Изменения, происшедшие в Эдинбурге после 1745 года, были стремительны. Историки считают, что последнее восстание якобитов, безумная авантюра избалованного мальчишки, остается гораздо менее серьезной и важной, чем восстание 1715 года, в ходе которого якобиты не одержали существенных побед, но которое, однако, оставило глубокий след в сердцах и умах шотландцев. В этом есть своя правда, однако для Эдинбурга, без сомнения, большее значение имело восстание 1745 года. Тогда город будто бы решил распроститься с прошлым и открыть новую страницу своей истории, уже не как столица национального государства, которую все знали прежде; вместо этого Эдинбург словно открывал себя заново как республику гуманитарных наук, всеобщее царство прогресса, которому нет дела до государственных границ.
Изменения, последовавшие за этим, касались как духовного, так и материального. Материальные перемены пришли с постройкой Нового города. Его возведение начали обсуждать через десять лет после Куллодена. Тем самым город вырывался из границ, которые с самого начала обрекали его на заточение на склоне Замковой скалы. Вначале Новый город занял участок размером с полмили на милю на дальнем берегу озера Нор-Лох, вдоль невысокого гребня, с одной стороны плавно спускавшегося в воды озера, а на другой падавшего почти отвесно в сторону залива Форт. Это все еще были сельскохозяйственные угодья, едва затронутые шестисотлетней историей существования города — поля, изборожденные традиционной для Шотландии системой возделывания земли, придающей ей характерную волнистую поверхность. Теперь этой местности предстояло стать площадкой небывалого эксперимента — попытки начать новую жизнь, освещая существование светом разума и воли, торжествующей над природой и историей.

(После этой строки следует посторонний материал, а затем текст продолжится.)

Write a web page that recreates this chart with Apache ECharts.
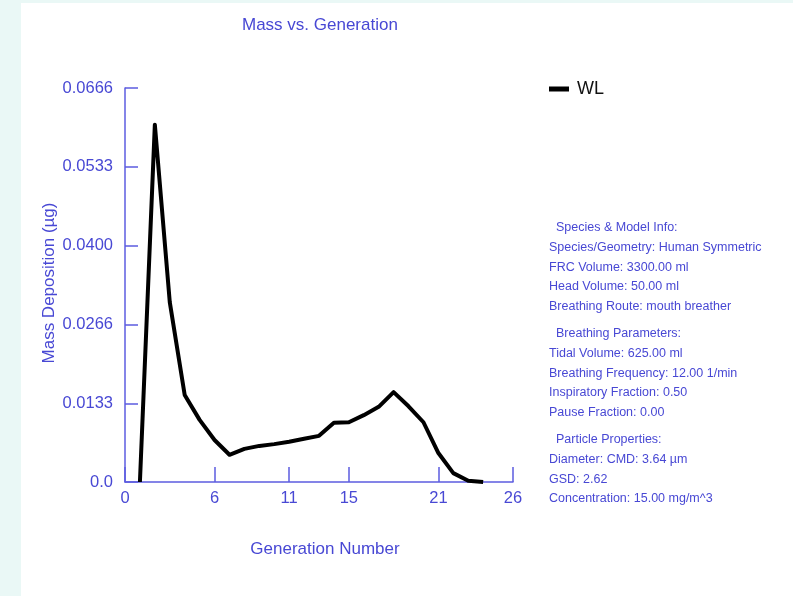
<!DOCTYPE html>
<html>
<head>
<meta charset="utf-8">
<script src="https://cdn.jsdelivr.net/npm/echarts@6/dist/echarts.min.js"></script>
<style>
  html, body { margin: 0; padding: 0; background: #eaf8f6; }
  #chart { width: 793px; height: 596px; }
</style>
</head>
<body>
<div id="chart"></div>
<script>
const generations = [1, 2, 3, 4, 5, 6, 7, 8, 9, 10, 11, 12, 13, 14, 15, 16, 17, 18, 19, 20, 21, 22, 23, 24];
const massWL = [0.0, 0.0604, 0.0304, 0.0147, 0.0105, 0.0071, 0.0046, 0.0056, 0.0061, 0.0064, 0.0068, 0.0073,
                0.0078, 0.0100, 0.0101, 0.0113, 0.0127, 0.0152, 0.0128, 0.0101, 0.0049, 0.0015, 0.0002, 0.0000];
const xTicks = [0, 6, 11, 15, 21, 26];
const yTicks = [0, 0.0133, 0.0266, 0.0400, 0.0533, 0.0666];
const yTickLabels = ['0.0', '0.0133', '0.0266', '0.0400', '0.0533', '0.0666'];
const infoLines = [
  ['  Species & Model Info:', 0],
  ['Species/Geometry: Human Symmetric', 0],
  ['FRC Volume: 3300.00 ml', 0],
  ['Head Volume: 50.00 ml', 0],
  ['Breathing Route: mouth breather', 0],
  ['  Breathing Parameters:', 1],
  ['Tidal Volume: 625.00 ml', 1],
  ['Breathing Frequency: 12.00 1/min', 1],
  ['Inspiratory Fraction: 0.50', 1],
  ['Pause Fraction: 0.00', 1],
  ['  Particle Properties:', 2],
  ['Diameter: CMD: 3.64 \u00b5m', 2],
  ['GSD: 2.62', 2],
  ['Concentration: 15.00 mg/m^3', 2]
];

const textBlue = '#4848d4';
const axisBlue = '#5c5ce0';
const font = 'Liberation Sans, Arial, sans-serif';

const chart = echarts.init(document.getElementById('chart'));

const graphics = [
  { type: 'rect', left: 21, top: 3, z: -10, shape: { width: 772, height: 593 }, style: { fill: '#ffffff' } }
];
infoLines.forEach(function (item, i) {
  graphics.push({
    type: 'text',
    left: 549 + (item[0].startsWith('  ') ? 7 : 0),
    top: 221 + i * 19.8 + item[1] * 7,
    style: { text: item[0].trim(), fill: textBlue, font: '12.5px ' + font }
  });
});

chart.setOption({
  animation: false,
  backgroundColor: '#eaf8f6',
  title: {
    text: 'Mass vs. Generation',
    left: 237, top: 12,
    textStyle: { color: textBlue, fontSize: 17, fontWeight: 'normal', fontFamily: font }
  },
  legend: {
    left: 544, top: 75,
    icon: 'rect', itemWidth: 20, itemHeight: 5, itemGap: 9,
    textStyle: { color: '#111', fontSize: 18, fontFamily: font, padding: [0, 0, 0, 3] },
    data: ['WL']
  },
  graphic: graphics,
  grid: { left: 125, top: 88, width: 388, height: 394 },
  xAxis: {
    type: 'value', min: 0, max: 26,
    name: 'Generation Number', nameLocation: 'middle', nameGap: 59,
    nameTextStyle: { color: textBlue, fontSize: 17, fontFamily: font, padding: [0, 0, 0, 12] },
    axisLine: { show: true, lineStyle: { color: axisBlue, width: 1.5 } },
    axisTick: { show: true, inside: true, length: 15, customValues: xTicks, lineStyle: { color: axisBlue, width: 1.5 } },
    axisLabel: { customValues: xTicks, color: textBlue, fontSize: 16.5, fontFamily: font, margin: 8 },
    splitLine: { show: false }
  },
  yAxis: {
    type: 'value', min: 0, max: 0.0666,
    name: 'Mass Deposition (\u00b5g)', nameLocation: 'middle', nameGap: 67,
    nameTextStyle: { color: textBlue, fontSize: 17, fontFamily: font, padding: [0, 0, 0, 4] },
    axisLine: { show: true, lineStyle: { color: axisBlue, width: 1.5 } },
    axisTick: { show: true, inside: true, length: 13, customValues: yTicks, lineStyle: { color: axisBlue, width: 1.5 } },
    axisLabel: {
      customValues: yTicks, color: textBlue, fontSize: 16.5, fontFamily: font, margin: 12,
      formatter: function (v) {
        const idx = yTicks.findIndex(function (t) { return Math.abs(t - v) < 1e-9; });
        return idx >= 0 ? yTickLabels[idx] : '';
      }
    },
    splitLine: { show: false }
  },
  series: [{
    name: 'WL', type: 'line',
    data: generations.map(function (g, i) { return [g, massWL[i]]; }),
    showSymbol: false, symbol: 'none',
    lineStyle: { color: '#000000', width: 4, join: 'round' },
    itemStyle: { color: '#000000' }
  }]
});
</script>
</body>
</html>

Торжествовать над природой начали с наведения порядка и симметрии. Там, где предстояло раскинуться городу, выстроенному согласно плану, разглаживали холмы, засыпали озерца и возводили мосты через реки. На то время по своему размаху этот проект превосходил все прежние планы по благоустройству. Северный мост, который был переброшен через провал между Старым и Новым городом, построили в районе, где имелось всего несколько миль хороших дорог, а большинство рек до сих пор можно было пересечь только вброд или на пароме. Отсталый в экономическом смысле край, населенный крестьянами, обрел новую жизнь в виде идеального городского района с сотнями новых домов, расположенных вдоль десятков новых улиц. После полувека экономического спада, последовавшего за заключением Союзного договора, не было никаких гарантий того, что это масштабное строительство окупится.

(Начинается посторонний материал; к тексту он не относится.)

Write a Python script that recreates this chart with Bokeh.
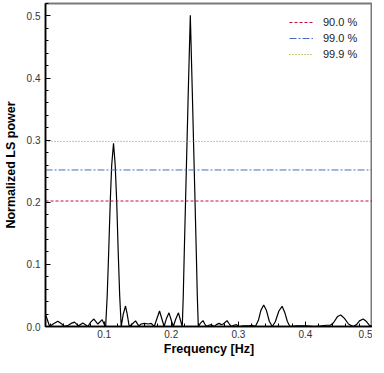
from bokeh.plotting import figure
from bokeh.models import Range1d, FixedTicker, PrintfTickFormatter, Legend, LegendItem
from bokeh.embed import file_html
from bokeh.resources import INLINE

freq = [0.0125, 0.0149, 0.0187, 0.0239, 0.0309, 0.0358, 0.0407, 0.0463, 0.0507, 0.0557,
        0.0616, 0.0682, 0.0757, 0.0799, 0.0846, 0.0906, 0.0970, 0.1007, 0.1022, 0.1045,
        0.1067, 0.1090, 0.1112, 0.1139, 0.1164, 0.1187, 0.1209, 0.1231, 0.1254, 0.1284,
        0.1318, 0.1343, 0.1373, 0.1418, 0.1467, 0.1515, 0.1552, 0.1597, 0.1657, 0.1701,
        0.1746, 0.1784, 0.1825, 0.1866, 0.1893, 0.1925, 0.1966, 0.2000, 0.2030, 0.2067,
        0.2107, 0.2142, 0.2164, 0.2179, 0.2194, 0.2224, 0.2254, 0.2284, 0.2313, 0.2343,
        0.2373, 0.2388, 0.2403, 0.2433, 0.2473, 0.2500, 0.2522, 0.2560, 0.2597, 0.2642,
        0.2672, 0.2712, 0.2746, 0.2776, 0.2831, 0.2866, 0.2896, 0.2933, 0.2970, 0.3015,
        0.3075, 0.3149, 0.3209, 0.3254, 0.3299, 0.3336, 0.3378, 0.3418, 0.3463, 0.3507,
        0.3552, 0.3604, 0.3652, 0.3694, 0.3731, 0.3769, 0.3866, 0.4015, 0.4134, 0.4239,
        0.4313, 0.4373, 0.4418, 0.4478, 0.4527, 0.4582, 0.4642, 0.4712, 0.4761, 0.4806,
        0.4861, 0.4910, 0.4955, 0.5000]

power = [0.019, 0.012, 0.000, 0.004, 0.0086, 0.005, 0.000, 0.002, 0.005, 0.007,
         0.001, 0.0055, 0.000, 0.007, 0.012, 0.004, 0.011, 0.002, 0.000, 0.050,
         0.120, 0.200, 0.260, 0.295, 0.260, 0.200, 0.120, 0.050, 0.000, 0.020,
         0.033, 0.020, 0.000, 0.004, 0.009, 0.001, 0.004, 0.005, 0.004, 0.005,
         0.000, 0.012, 0.025, 0.010, 0.000, 0.012, 0.022, 0.010, 0.000, 0.012,
         0.022, 0.008, 0.000, 0.050, 0.120, 0.250, 0.380, 0.501, 0.380, 0.250,
         0.120, 0.050, 0.000, 0.005, 0.0095, 0.004, 0.000, 0.002, 0.003, 0.000,
         0.003, 0.005, 0.003, 0.004, 0.0095, 0.004, 0.000, 0.002, 0.003, 0.000,
         0.001, 0.001, 0.002, 0.000, 0.010, 0.026, 0.0345, 0.026, 0.008, 0.000,
         0.008, 0.025, 0.0325, 0.022, 0.008, 0.000, 0.001, 0.001, 0.000, 0.001,
         0.002, 0.002, 0.006, 0.016, 0.0186, 0.013, 0.004, 0.000, 0.003, 0.009,
         0.012, 0.008, 0.002, 0.000]

levels = [0.202, 0.252, 0.298]
level_labels = ["90.0 %", "99.0 %", "99.9 %"]
level_colors = ["#c4103c", "#4a6fc0", "#8f9900"]
level_dashes = ["3 2", "7 2 2 2", "1 2"]

x_ticks = [0.1, 0.2, 0.3, 0.4, 0.5]
y_ticks = [0.0, 0.1, 0.2, 0.3, 0.4, 0.5]

p = figure(frame_width=327, frame_height=323, output_backend="svg", toolbar_location=None,
           x_range=Range1d(0.0125, 0.5), y_range=Range1d(0.0, 0.52),
           min_border_left=41, min_border_right=0, min_border_top=3, min_border_bottom=0)

p.xgrid.visible = False
p.ygrid.visible = False
p.outline_line_color = "#7a7a7a"
p.outline_line_width = 2

p.line(freq, power, line_color="black", line_width=1.2)

items = []
for lv, lab, col, dash in zip(levels, level_labels, level_colors, level_dashes):
    r = p.line([freq[0], freq[-1]], [lv, lv], line_color=col, line_width=1, line_dash=dash)
    items.append(LegendItem(label=lab, renderers=[r]))

legend = Legend(items=items, location=(244, 265), border_line_color=None,
                background_fill_alpha=0, label_text_font="Liberation Sans",
                label_text_font_size="11px", label_text_color="#222222",
                glyph_width=24, glyph_height=14, spacing=2, padding=5, margin=0,
                label_standoff=10, label_height=14)
p.add_layout(legend)

for ax in (p.xaxis[0], p.yaxis[0]):
    ax.axis_line_color = "black"
    ax.axis_line_width = 1.5
    ax.major_tick_in = 5
    ax.major_tick_out = 0
    ax.minor_tick_in = 3
    ax.minor_tick_out = 0
    ax.major_tick_line_color = "black"
    ax.minor_tick_line_color = "black"
    ax.major_label_text_font = "Liberation Sans"
    ax.major_label_text_font_size = "10px"
    ax.major_label_text_color = "#333333"
    ax.axis_label_text_font = "Liberation Sans"
    ax.axis_label_text_font_size = "12.5px"
    ax.axis_label_text_font_style = "bold"
    ax.axis_label_text_color = "black"
    ax.formatter = PrintfTickFormatter(format="%.1f")

p.xaxis[0].major_label_standoff = 3
p.xaxis[0].axis_label_standoff = 1
p.yaxis[0].major_label_standoff = 5
p.yaxis[0].axis_label_standoff = 6

p.xaxis[0].ticker = FixedTicker(ticks=x_ticks, minor_ticks=[round(0.02 * i, 2) for i in range(1, 26)])
p.yaxis[0].ticker = FixedTicker(ticks=y_ticks, minor_ticks=[round(0.02 * i, 2) for i in range(0, 27)])
p.xaxis[0].axis_label = "Frequency [Hz]"
p.yaxis[0].axis_label = "Normalized LS power"

open("out.html", "w").write(file_html(p, INLINE))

Имелись, конечно, и не столь грандиозные планы по улучшению жизни в Эдинбурге; в предыдущей главе мы рассматривали некоторые из них, претворенные в жизнь еще в прошлом веке. Теперь же основная деятельность в этом направлении велась за пределами Старого города. К югу Джеймс Браун уже спроектировал площадь Георга, строительные работы вокруг которой начались в 1766 году. Это был крупнейший на то время комплекс, выстроенный в едином стиле (хотя во всем остальном на многое он не претендовал). К северу, но чуть дальше на восток от основной части Нового города, к 1773 году в суровом благородстве поднялись также выполненные в едином стиле доходные дома на площади Сент-Джеймс (они были снесены только в 1965 году). Даже в границах Старого города в 1774 году на Мерчант-стрит началось строительство такого рода, теперь ниже уровня земли под мостом Георга IV.

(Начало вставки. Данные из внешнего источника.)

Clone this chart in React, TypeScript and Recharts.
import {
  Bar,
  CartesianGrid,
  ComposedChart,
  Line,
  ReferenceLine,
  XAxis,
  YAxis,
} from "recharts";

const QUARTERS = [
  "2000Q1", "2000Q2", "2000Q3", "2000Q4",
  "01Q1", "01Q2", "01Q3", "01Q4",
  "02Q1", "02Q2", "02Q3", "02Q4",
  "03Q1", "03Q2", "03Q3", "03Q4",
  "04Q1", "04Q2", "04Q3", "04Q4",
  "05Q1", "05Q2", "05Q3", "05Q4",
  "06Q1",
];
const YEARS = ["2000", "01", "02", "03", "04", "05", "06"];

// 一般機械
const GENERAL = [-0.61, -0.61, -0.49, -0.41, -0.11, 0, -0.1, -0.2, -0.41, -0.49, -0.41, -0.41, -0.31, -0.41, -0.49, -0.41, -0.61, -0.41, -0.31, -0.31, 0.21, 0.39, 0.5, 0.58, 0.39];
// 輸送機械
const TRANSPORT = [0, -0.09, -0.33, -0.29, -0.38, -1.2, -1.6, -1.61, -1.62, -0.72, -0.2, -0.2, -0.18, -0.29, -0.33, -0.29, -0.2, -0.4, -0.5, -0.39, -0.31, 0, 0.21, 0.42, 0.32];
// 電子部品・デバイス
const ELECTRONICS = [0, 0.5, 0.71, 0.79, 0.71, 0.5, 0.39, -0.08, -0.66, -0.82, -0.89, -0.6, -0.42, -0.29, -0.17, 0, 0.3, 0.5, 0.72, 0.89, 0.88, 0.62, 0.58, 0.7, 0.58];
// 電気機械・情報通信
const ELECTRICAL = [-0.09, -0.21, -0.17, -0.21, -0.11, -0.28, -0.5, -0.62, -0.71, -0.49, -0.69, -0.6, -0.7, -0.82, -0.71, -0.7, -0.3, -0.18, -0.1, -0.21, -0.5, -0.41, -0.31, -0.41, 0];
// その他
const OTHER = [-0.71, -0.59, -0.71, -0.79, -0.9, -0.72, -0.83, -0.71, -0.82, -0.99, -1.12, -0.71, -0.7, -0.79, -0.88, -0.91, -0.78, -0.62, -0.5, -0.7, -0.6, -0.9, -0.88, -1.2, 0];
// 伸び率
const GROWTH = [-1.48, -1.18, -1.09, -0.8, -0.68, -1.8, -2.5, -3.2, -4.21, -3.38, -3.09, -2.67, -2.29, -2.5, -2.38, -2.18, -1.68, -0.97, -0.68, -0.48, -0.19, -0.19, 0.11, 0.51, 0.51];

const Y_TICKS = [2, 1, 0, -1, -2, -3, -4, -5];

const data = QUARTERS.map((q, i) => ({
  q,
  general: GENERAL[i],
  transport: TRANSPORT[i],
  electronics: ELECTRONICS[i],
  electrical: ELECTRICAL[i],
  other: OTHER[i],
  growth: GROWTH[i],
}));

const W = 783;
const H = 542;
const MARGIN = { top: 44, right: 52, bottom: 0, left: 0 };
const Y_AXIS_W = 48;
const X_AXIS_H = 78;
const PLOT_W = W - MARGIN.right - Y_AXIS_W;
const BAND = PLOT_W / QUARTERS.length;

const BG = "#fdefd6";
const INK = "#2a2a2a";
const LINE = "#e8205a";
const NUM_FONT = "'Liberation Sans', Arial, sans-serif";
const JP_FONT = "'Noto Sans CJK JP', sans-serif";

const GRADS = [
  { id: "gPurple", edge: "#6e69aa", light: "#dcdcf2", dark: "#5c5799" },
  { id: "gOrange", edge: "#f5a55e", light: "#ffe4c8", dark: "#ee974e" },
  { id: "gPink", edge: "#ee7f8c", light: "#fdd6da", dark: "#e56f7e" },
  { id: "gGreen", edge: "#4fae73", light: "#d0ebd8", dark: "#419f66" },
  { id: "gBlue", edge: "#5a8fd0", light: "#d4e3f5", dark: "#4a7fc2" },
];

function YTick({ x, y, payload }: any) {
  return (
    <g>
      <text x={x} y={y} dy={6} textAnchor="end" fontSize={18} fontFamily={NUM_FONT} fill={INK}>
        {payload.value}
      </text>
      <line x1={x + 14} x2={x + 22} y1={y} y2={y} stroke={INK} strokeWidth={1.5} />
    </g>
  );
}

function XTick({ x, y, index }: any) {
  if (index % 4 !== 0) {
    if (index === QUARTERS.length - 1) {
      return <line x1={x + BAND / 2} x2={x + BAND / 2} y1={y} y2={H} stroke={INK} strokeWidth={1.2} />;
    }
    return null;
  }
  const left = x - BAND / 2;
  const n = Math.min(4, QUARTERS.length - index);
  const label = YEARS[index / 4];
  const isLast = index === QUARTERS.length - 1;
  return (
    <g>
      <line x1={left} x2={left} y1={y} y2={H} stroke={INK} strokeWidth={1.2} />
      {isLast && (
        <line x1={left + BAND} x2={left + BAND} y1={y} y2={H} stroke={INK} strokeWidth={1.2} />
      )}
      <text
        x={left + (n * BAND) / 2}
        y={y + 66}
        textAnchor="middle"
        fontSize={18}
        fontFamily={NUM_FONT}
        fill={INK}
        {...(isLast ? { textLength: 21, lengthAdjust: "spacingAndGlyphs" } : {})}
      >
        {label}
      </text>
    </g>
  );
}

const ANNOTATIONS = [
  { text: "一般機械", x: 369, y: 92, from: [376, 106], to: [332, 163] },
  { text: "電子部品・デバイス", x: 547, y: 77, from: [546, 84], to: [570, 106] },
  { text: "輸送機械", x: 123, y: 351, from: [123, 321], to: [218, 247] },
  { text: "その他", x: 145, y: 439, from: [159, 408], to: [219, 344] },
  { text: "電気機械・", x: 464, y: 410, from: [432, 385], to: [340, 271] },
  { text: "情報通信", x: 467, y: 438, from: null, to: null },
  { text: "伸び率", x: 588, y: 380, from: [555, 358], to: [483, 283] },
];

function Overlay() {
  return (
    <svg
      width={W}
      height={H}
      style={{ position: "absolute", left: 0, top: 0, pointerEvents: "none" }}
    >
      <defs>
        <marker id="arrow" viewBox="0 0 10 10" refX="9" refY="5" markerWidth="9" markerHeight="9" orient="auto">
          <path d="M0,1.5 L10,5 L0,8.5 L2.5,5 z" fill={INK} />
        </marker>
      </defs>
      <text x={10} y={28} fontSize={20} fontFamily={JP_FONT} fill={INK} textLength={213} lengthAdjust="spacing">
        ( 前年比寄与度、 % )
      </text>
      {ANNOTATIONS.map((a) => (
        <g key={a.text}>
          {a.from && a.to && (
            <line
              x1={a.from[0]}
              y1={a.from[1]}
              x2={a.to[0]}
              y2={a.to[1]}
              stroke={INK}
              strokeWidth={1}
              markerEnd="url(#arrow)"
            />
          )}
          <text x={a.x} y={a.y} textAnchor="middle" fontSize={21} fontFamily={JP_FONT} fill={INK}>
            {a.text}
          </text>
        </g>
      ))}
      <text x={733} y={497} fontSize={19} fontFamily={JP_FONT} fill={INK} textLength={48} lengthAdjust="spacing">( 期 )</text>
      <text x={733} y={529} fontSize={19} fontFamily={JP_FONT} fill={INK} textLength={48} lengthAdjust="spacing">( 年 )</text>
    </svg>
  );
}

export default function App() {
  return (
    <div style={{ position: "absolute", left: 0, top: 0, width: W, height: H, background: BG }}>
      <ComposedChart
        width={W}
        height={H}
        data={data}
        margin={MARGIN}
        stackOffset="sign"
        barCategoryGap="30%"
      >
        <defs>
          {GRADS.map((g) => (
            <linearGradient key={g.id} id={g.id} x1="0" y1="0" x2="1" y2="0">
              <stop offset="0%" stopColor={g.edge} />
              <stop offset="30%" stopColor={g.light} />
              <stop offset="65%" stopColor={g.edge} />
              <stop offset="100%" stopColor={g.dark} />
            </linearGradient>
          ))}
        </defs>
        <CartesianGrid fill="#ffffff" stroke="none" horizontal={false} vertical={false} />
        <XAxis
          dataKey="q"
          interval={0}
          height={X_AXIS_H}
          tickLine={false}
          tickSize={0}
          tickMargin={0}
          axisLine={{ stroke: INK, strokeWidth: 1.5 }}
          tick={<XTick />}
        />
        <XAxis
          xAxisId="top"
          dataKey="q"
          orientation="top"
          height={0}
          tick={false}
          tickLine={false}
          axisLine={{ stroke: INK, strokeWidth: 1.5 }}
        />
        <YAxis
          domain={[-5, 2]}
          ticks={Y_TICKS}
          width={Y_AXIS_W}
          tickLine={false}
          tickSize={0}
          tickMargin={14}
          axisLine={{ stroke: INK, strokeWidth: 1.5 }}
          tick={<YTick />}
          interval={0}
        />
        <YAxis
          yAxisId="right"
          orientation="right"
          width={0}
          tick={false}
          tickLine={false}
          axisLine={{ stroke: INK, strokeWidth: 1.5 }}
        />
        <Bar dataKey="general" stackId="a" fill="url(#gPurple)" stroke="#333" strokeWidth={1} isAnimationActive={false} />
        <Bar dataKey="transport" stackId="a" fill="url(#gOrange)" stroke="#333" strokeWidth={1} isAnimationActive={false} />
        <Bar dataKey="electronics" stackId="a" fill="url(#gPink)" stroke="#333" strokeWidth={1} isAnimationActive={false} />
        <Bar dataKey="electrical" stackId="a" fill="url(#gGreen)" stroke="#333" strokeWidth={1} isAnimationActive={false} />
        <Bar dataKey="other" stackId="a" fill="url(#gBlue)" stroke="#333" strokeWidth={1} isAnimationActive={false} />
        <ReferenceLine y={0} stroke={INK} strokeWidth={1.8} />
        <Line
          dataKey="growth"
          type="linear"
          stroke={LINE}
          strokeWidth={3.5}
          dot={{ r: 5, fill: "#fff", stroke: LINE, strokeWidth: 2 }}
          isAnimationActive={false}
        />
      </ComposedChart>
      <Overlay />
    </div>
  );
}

[241]Впоследствии действия тех, кто стремился вдохнуть новую жизнь в тесный, битком набитый народом и грязный город, стали гораздо более согласованными. Предводителем выступал Джордж Драммонд, шесть раз избиравшийся мэром в период с 1725 по 1764 год. Он преуспел благодаря тому, что прилежно служил вышестоящим, что в его время было необходимо для тех, кто прибывал в столицу ниоткуда (сам Драммонд родом из Пертшира). Правда то, что он всегда выступал против якобитов: он сам сражался на стороне Ганноверской династии в 1715 году и подстрекал народ прогнать принца Чарльза Эдуарда Стюарта в 1745 году. Тем не менее он связывал приверженность делу вигов не с преданностью определенной династии или религии, но с социальным и экономическим прогрессом. Он не был героем, но дело при нем делалось.